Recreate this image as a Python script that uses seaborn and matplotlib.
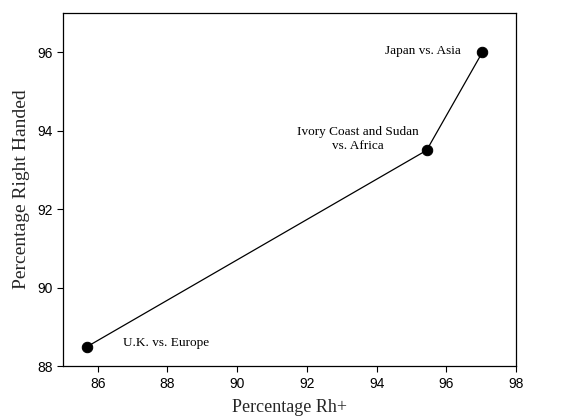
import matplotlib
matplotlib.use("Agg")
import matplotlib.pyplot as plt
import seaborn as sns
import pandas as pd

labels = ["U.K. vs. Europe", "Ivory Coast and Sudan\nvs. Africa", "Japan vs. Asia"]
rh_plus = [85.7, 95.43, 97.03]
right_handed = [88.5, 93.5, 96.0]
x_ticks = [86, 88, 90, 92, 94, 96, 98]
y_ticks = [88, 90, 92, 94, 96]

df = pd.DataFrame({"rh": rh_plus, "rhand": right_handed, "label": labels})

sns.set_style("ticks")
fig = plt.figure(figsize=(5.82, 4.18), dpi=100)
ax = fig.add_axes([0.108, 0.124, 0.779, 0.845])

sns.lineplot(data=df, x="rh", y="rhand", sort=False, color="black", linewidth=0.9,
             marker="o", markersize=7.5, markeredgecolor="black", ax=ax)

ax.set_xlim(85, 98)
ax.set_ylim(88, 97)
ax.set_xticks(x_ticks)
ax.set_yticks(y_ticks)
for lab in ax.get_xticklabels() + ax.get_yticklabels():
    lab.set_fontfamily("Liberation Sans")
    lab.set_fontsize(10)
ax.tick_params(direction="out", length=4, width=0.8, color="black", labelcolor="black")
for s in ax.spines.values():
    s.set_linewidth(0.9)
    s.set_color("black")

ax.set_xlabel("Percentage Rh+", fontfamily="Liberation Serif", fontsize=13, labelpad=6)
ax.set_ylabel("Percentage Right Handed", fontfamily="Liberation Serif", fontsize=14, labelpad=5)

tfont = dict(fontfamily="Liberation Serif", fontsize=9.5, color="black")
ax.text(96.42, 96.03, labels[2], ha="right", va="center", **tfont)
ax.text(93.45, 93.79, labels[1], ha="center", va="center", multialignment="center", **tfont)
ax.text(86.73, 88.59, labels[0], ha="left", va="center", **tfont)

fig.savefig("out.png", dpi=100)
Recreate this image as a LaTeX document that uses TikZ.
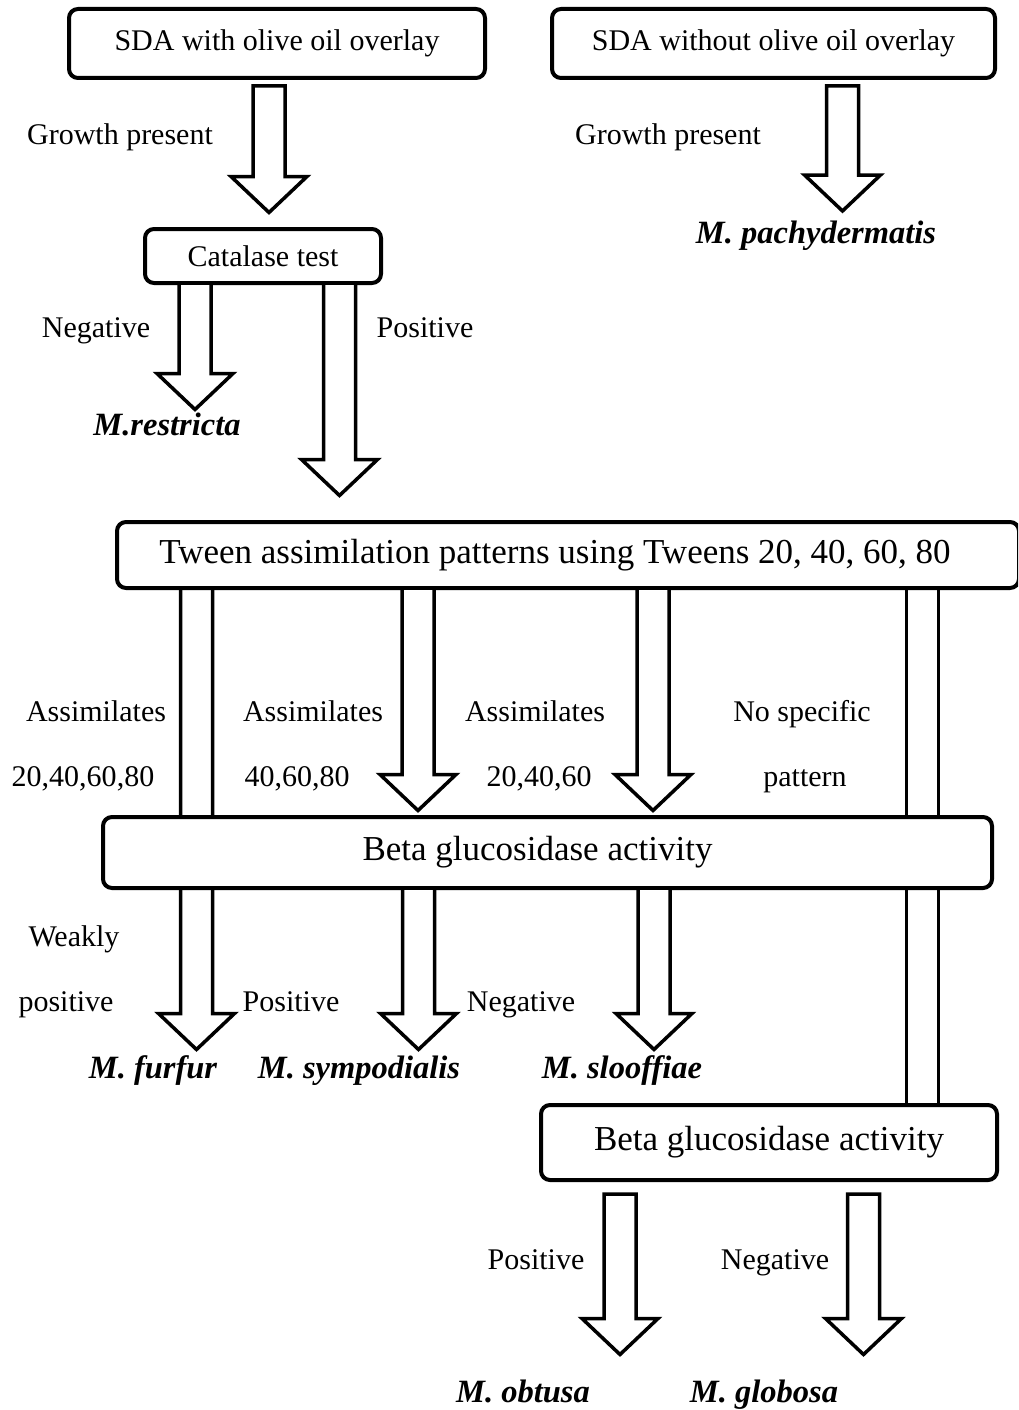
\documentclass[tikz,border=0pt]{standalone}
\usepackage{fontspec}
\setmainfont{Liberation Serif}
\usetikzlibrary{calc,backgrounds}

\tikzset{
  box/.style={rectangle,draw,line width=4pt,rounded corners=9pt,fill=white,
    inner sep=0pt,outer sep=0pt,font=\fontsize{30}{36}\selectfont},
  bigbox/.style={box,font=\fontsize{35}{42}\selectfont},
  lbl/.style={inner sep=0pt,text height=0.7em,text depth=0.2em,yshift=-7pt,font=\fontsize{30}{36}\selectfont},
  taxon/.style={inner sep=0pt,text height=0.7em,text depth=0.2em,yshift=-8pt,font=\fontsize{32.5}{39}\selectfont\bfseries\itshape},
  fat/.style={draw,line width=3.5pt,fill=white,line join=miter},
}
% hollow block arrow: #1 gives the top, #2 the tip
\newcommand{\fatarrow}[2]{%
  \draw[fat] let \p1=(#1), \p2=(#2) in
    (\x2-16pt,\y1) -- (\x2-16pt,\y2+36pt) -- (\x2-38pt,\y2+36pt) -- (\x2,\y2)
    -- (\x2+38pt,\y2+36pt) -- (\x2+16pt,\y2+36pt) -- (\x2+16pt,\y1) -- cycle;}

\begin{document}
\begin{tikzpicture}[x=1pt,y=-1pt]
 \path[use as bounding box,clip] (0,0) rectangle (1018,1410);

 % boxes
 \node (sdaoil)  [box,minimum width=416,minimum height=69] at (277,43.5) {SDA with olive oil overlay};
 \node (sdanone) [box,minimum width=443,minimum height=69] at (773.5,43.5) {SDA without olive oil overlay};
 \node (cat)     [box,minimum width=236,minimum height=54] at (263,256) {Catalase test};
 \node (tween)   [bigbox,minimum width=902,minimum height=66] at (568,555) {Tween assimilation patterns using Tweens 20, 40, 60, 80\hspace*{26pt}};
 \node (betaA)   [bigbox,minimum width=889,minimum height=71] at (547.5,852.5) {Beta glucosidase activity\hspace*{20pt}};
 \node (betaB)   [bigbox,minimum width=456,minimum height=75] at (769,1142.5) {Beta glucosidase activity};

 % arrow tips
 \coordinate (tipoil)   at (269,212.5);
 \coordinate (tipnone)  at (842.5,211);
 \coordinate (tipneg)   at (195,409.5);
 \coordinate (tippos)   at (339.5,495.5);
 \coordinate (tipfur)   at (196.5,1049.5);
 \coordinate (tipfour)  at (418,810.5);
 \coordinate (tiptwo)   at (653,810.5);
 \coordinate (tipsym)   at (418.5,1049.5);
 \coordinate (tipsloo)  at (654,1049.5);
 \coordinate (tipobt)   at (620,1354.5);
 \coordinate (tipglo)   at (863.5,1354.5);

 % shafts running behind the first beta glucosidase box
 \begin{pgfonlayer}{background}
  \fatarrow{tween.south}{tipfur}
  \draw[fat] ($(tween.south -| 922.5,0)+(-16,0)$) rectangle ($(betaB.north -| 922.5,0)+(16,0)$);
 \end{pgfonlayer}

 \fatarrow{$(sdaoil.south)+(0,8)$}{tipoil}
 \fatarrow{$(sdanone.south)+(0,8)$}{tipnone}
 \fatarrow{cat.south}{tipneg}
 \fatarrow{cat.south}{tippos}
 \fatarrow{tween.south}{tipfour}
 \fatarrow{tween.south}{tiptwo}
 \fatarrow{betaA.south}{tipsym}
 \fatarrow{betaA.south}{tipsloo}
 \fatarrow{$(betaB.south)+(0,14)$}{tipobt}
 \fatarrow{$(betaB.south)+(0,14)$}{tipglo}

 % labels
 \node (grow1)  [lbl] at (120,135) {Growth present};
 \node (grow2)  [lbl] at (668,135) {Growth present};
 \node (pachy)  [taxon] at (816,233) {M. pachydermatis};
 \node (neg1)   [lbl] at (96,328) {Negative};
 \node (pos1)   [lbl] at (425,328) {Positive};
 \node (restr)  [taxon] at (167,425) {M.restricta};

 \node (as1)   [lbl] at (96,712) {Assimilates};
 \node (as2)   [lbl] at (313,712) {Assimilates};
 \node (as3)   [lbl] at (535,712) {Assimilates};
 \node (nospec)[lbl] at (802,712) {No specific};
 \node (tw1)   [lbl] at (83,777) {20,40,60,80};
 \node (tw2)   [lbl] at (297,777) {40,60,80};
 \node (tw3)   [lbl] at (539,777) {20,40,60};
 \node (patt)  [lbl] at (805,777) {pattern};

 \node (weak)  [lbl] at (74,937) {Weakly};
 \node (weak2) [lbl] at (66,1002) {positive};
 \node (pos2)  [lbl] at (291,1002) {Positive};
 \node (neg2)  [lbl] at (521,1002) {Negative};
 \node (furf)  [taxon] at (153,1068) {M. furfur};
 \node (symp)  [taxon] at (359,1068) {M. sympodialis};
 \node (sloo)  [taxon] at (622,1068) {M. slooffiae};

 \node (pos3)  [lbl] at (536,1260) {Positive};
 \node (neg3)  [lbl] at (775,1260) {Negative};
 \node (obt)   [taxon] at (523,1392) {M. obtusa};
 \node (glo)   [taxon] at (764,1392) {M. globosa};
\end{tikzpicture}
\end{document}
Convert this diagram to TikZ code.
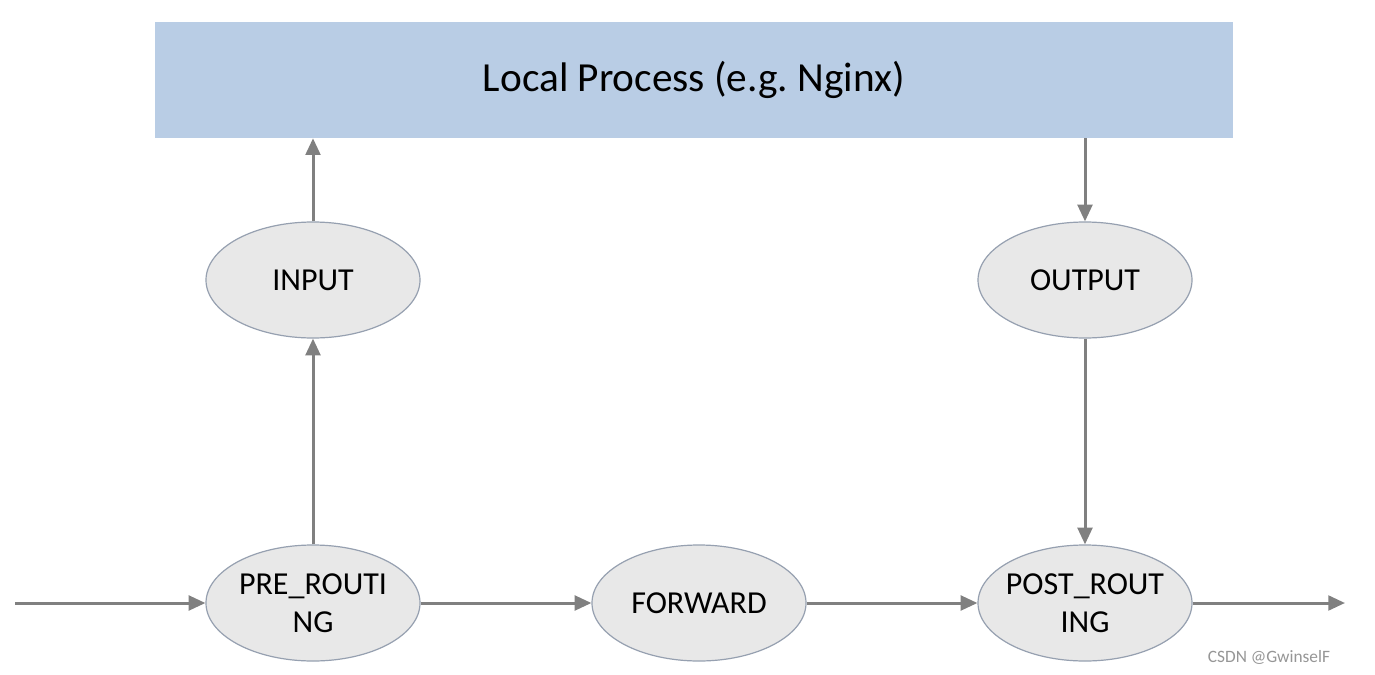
--------
SHORT EXERCISE — Pictures in the records must not appear in the copy; transcribe everything else precisely.

FINISHED ANSWER —
Recreate this image as a Python script that uses seaborn and matplotlib.
import matplotlib
matplotlib.use("Agg")
import matplotlib.pyplot as plt
import seaborn as sns
import pandas as pd

labels = ["U.K. vs. Europe", "Ivory Coast and Sudan\nvs. Africa", "Japan vs. Asia"]
rh_plus = [85.7, 95.43, 97.03]
right_handed = [88.5, 93.5, 96.0]
x_ticks = [86, 88, 90, 92, 94, 96, 98]
y_ticks = [88, 90, 92, 94, 96]

df = pd.DataFrame({"rh": rh_plus, "rhand": right_handed, "label": labels})

sns.set_style("ticks")
fig = plt.figure(figsize=(5.82, 4.18), dpi=100)
ax = fig.add_axes([0.108, 0.124, 0.779, 0.845])

sns.lineplot(data=df, x="rh", y="rhand", sort=False, color="black", linewidth=0.9,
             marker="o", markersize=7.5, markeredgecolor="black", ax=ax)

ax.set_xlim(85, 98)
ax.set_ylim(88, 97)
ax.set_xticks(x_ticks)
ax.set_yticks(y_ticks)
for lab in ax.get_xticklabels() + ax.get_yticklabels():
    lab.set_fontfamily("Liberation Sans")
    lab.set_fontsize(10)
ax.tick_params(direction="out", length=4, width=0.8, color="black", labelcolor="black")
for s in ax.spines.values():
    s.set_linewidth(0.9)
    s.set_color("black")

ax.set_xlabel("Percentage Rh+", fontfamily="Liberation Serif", fontsize=13, labelpad=6)
ax.set_ylabel("Percentage Right Handed", fontfamily="Liberation Serif", fontsize=14, labelpad=5)

tfont = dict(fontfamily="Liberation Serif", fontsize=9.5, color="black")
ax.text(96.42, 96.03, labels[2], ha="right", va="center", **tfont)
ax.text(93.45, 93.79, labels[1], ha="center", va="center", multialignment="center", **tfont)
ax.text(86.73, 88.59, labels[0], ha="left", va="center", **tfont)

fig.savefig("out.png", dpi=100)
Recreate this image as a LaTeX document that uses TikZ.
\documentclass[tikz,border=0pt]{standalone}
\usepackage{fontspec}
\setmainfont{Liberation Serif}
\usetikzlibrary{calc,backgrounds}

\tikzset{
  box/.style={rectangle,draw,line width=4pt,rounded corners=9pt,fill=white,
    inner sep=0pt,outer sep=0pt,font=\fontsize{30}{36}\selectfont},
  bigbox/.style={box,font=\fontsize{35}{42}\selectfont},
  lbl/.style={inner sep=0pt,text height=0.7em,text depth=0.2em,yshift=-7pt,font=\fontsize{30}{36}\selectfont},
  taxon/.style={inner sep=0pt,text height=0.7em,text depth=0.2em,yshift=-8pt,font=\fontsize{32.5}{39}\selectfont\bfseries\itshape},
  fat/.style={draw,line width=3.5pt,fill=white,line join=miter},
}
% hollow block arrow: #1 gives the top, #2 the tip
\newcommand{\fatarrow}[2]{%
  \draw[fat] let \p1=(#1), \p2=(#2) in
    (\x2-16pt,\y1) -- (\x2-16pt,\y2+36pt) -- (\x2-38pt,\y2+36pt) -- (\x2,\y2)
    -- (\x2+38pt,\y2+36pt) -- (\x2+16pt,\y2+36pt) -- (\x2+16pt,\y1) -- cycle;}

\begin{document}
\begin{tikzpicture}[x=1pt,y=-1pt]
 \path[use as bounding box,clip] (0,0) rectangle (1018,1410);

 % boxes
 \node (sdaoil)  [box,minimum width=416,minimum height=69] at (277,43.5) {SDA with olive oil overlay};
 \node (sdanone) [box,minimum width=443,minimum height=69] at (773.5,43.5) {SDA without olive oil overlay};
 \node (cat)     [box,minimum width=236,minimum height=54] at (263,256) {Catalase test};
 \node (tween)   [bigbox,minimum width=902,minimum height=66] at (568,555) {Tween assimilation patterns using Tweens 20, 40, 60, 80\hspace*{26pt}};
 \node (betaA)   [bigbox,minimum width=889,minimum height=71] at (547.5,852.5) {Beta glucosidase activity\hspace*{20pt}};
 \node (betaB)   [bigbox,minimum width=456,minimum height=75] at (769,1142.5) {Beta glucosidase activity};

 % arrow tips
 \coordinate (tipoil)   at (269,212.5);
 \coordinate (tipnone)  at (842.5,211);
 \coordinate (tipneg)   at (195,409.5);
 \coordinate (tippos)   at (339.5,495.5);
 \coordinate (tipfur)   at (196.5,1049.5);
 \coordinate (tipfour)  at (418,810.5);
 \coordinate (tiptwo)   at (653,810.5);
 \coordinate (tipsym)   at (418.5,1049.5);
 \coordinate (tipsloo)  at (654,1049.5);
 \coordinate (tipobt)   at (620,1354.5);
 \coordinate (tipglo)   at (863.5,1354.5);

 % shafts running behind the first beta glucosidase box
 \begin{pgfonlayer}{background}
  \fatarrow{tween.south}{tipfur}
  \draw[fat] ($(tween.south -| 922.5,0)+(-16,0)$) rectangle ($(betaB.north -| 922.5,0)+(16,0)$);
 \end{pgfonlayer}

 \fatarrow{$(sdaoil.south)+(0,8)$}{tipoil}
 \fatarrow{$(sdanone.south)+(0,8)$}{tipnone}
 \fatarrow{cat.south}{tipneg}
 \fatarrow{cat.south}{tippos}
 \fatarrow{tween.south}{tipfour}
 \fatarrow{tween.south}{tiptwo}
 \fatarrow{betaA.south}{tipsym}
 \fatarrow{betaA.south}{tipsloo}
 \fatarrow{$(betaB.south)+(0,14)$}{tipobt}
 \fatarrow{$(betaB.south)+(0,14)$}{tipglo}

 % labels
 \node (grow1)  [lbl] at (120,135) {Growth present};
 \node (grow2)  [lbl] at (668,135) {Growth present};
 \node (pachy)  [taxon] at (816,233) {M. pachydermatis};
 \node (neg1)   [lbl] at (96,328) {Negative};
 \node (pos1)   [lbl] at (425,328) {Positive};
 \node (restr)  [taxon] at (167,425) {M.restricta};

 \node (as1)   [lbl] at (96,712) {Assimilates};
 \node (as2)   [lbl] at (313,712) {Assimilates};
 \node (as3)   [lbl] at (535,712) {Assimilates};
 \node (nospec)[lbl] at (802,712) {No specific};
 \node (tw1)   [lbl] at (83,777) {20,40,60,80};
 \node (tw2)   [lbl] at (297,777) {40,60,80};
 \node (tw3)   [lbl] at (539,777) {20,40,60};
 \node (patt)  [lbl] at (805,777) {pattern};

 \node (weak)  [lbl] at (74,937) {Weakly};
 \node (weak2) [lbl] at (66,1002) {positive};
 \node (pos2)  [lbl] at (291,1002) {Positive};
 \node (neg2)  [lbl] at (521,1002) {Negative};
 \node (furf)  [taxon] at (153,1068) {M. furfur};
 \node (symp)  [taxon] at (359,1068) {M. sympodialis};
 \node (sloo)  [taxon] at (622,1068) {M. slooffiae};

 \node (pos3)  [lbl] at (536,1260) {Positive};
 \node (neg3)  [lbl] at (775,1260) {Negative};
 \node (obt)   [taxon] at (523,1392) {M. obtusa};
 \node (glo)   [taxon] at (764,1392) {M. globosa};
\end{tikzpicture}
\end{document}
Convert this diagram to TikZ code.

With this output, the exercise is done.